The draft legislation, which provides for the establishment of a special commission to probe corruption, was one of the first measures sent to the lower house after Obasanjo took office in May.
The Senate's amendments include a provision for appointing a special prosecutor to investigate allegations against a president or vice-president, and a requirement that appointments to the commission be reviewed by the senate, BBC reported.
The bill needs to be signed by Obasanjo to become law.
NIGERIA: Cohen forced to postpone visit
US Defence Secretary William Cohen has postponed a visit to Nigeria because bad weather prevented his aircraft from landing in Abuja, the United States Information Agency (USIA) reported.
Cohen was scheduled to have talks with President Obasanjo on a number of issues, particularly budgetary matters, during his 16-17 February trip, USIA said.
Cohen, who said he had met Obasanjo twice before, told reporters en route to the United States that he hoped to reschedule his visit to Nigeria, possibly in early April when he travels to the Persian gulf.

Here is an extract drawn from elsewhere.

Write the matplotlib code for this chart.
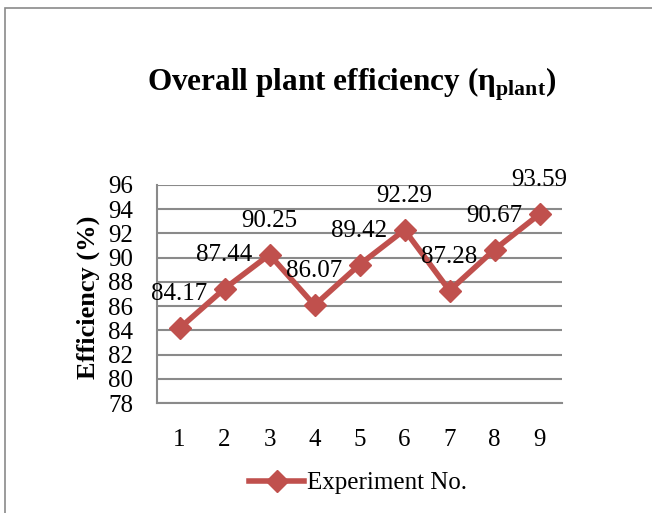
import matplotlib.pyplot as plt
import matplotlib as mpl
from matplotlib.lines import Line2D
from matplotlib.patches import Rectangle

mpl.rcParams["font.family"] = ["Liberation Serif", "DejaVu Serif"]
mpl.rcParams["mathtext.fontset"] = "custom"
mpl.rcParams["mathtext.rm"] = "Liberation Serif"
mpl.rcParams["mathtext.bf"] = "Liberation Serif:bold"

# data
experiments = [1, 2, 3, 4, 5, 6, 7, 8, 9]
efficiency = [84.17, 87.44, 90.25, 86.07, 89.42, 92.29, 87.28, 90.67, 93.59]
y_ticks = list(range(78, 97, 2))

red = "#C0504D"
grid_col = "#8a8a8a"

fig = plt.figure(figsize=(6.52, 5.13), dpi=100)
ax = fig.add_axes([0.2408, 0.2144, 0.6212, 0.425])

ax.plot(experiments, efficiency, color=red, lw=4, marker="D", ms=11.5,
        markeredgecolor=red, markerfacecolor=red)

# data labels above each point
for i in range(len(experiments)):
    ax.annotate("%.2f" % efficiency[i], (experiments[i], efficiency[i]),
                xytext=(0, 24.5), textcoords="offset points",
                ha="center", va="center", fontsize=18)

ax.set_xlim(0.5, 9.5)
ax.set_ylim(78, 96)
ax.set_yticks(y_ticks)
ax.set_xticks(experiments)
ax.tick_params(axis="both", length=0, labelsize=18)
ax.tick_params(axis="y", pad=17)
ax.tick_params(axis="x", pad=19)
ax.yaxis.grid(True, color=grid_col, lw=1.5)
ax.set_axisbelow(True)
for s in ["top", "right"]:
    ax.spines[s].set_visible(False)
for s in ["left", "bottom"]:
    ax.spines[s].set_color(grid_col)
    ax.spines[s].set_linewidth(1.5)

fig.text(352 / 652, 1 - 84 / 513, r"Overall plant efficiency ($\mathbf{\eta}_{\mathbf{plant}}$)",
         ha="center", va="center", fontsize=22.5, fontweight="bold")
fig.text(88 / 652, 1 - 297 / 513, "Efficiency (%)", rotation=90,
         ha="center", va="center", fontsize=19, fontweight="bold")

handle = Line2D([], [], color=red, lw=4, marker="D", ms=11.5)
fig.legend([handle], ["Experiment No."], loc="center", bbox_to_anchor=(358 / 652, 1 - 483 / 513),
           frameon=False, fontsize=18, handlelength=2.2, handletextpad=0.12)

fig.add_artist(Rectangle((5 / 652, -0.1), 1.2, 1 - 8 / 513 + 0.1, transform=fig.transFigure,
                         fill=False, edgecolor="#8a8a8a", lw=1.2))

fig.savefig("out.png", dpi=100)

NIGERIA: First Commonwealth investment conference
A Commonwealth-Nigeria investment conference, entitled 'The New Democratic Nigeria: Inward Investment Opportunities' will be held from 28 February to 1 March in Abuja, according to a Commonwealth news release.
Organised by the Commonwealth Business Council in association with the Nigerian government and the Nigerian Economic Summit Group, the conference will focus on private sector investment opportunities in the telecommunications, power, water, oil, gas, transport and agro-allied industries.
"The conference is the Commonwealth's contribution to re-building Nigeria's economy," Chief Emeka Anyaoku, the Commonwealth secretary-general, said. "It is particularly welcome at a time when foreign investment has such an important role to play in the task of economic regeneration and in underpinning the new democratic dispensation."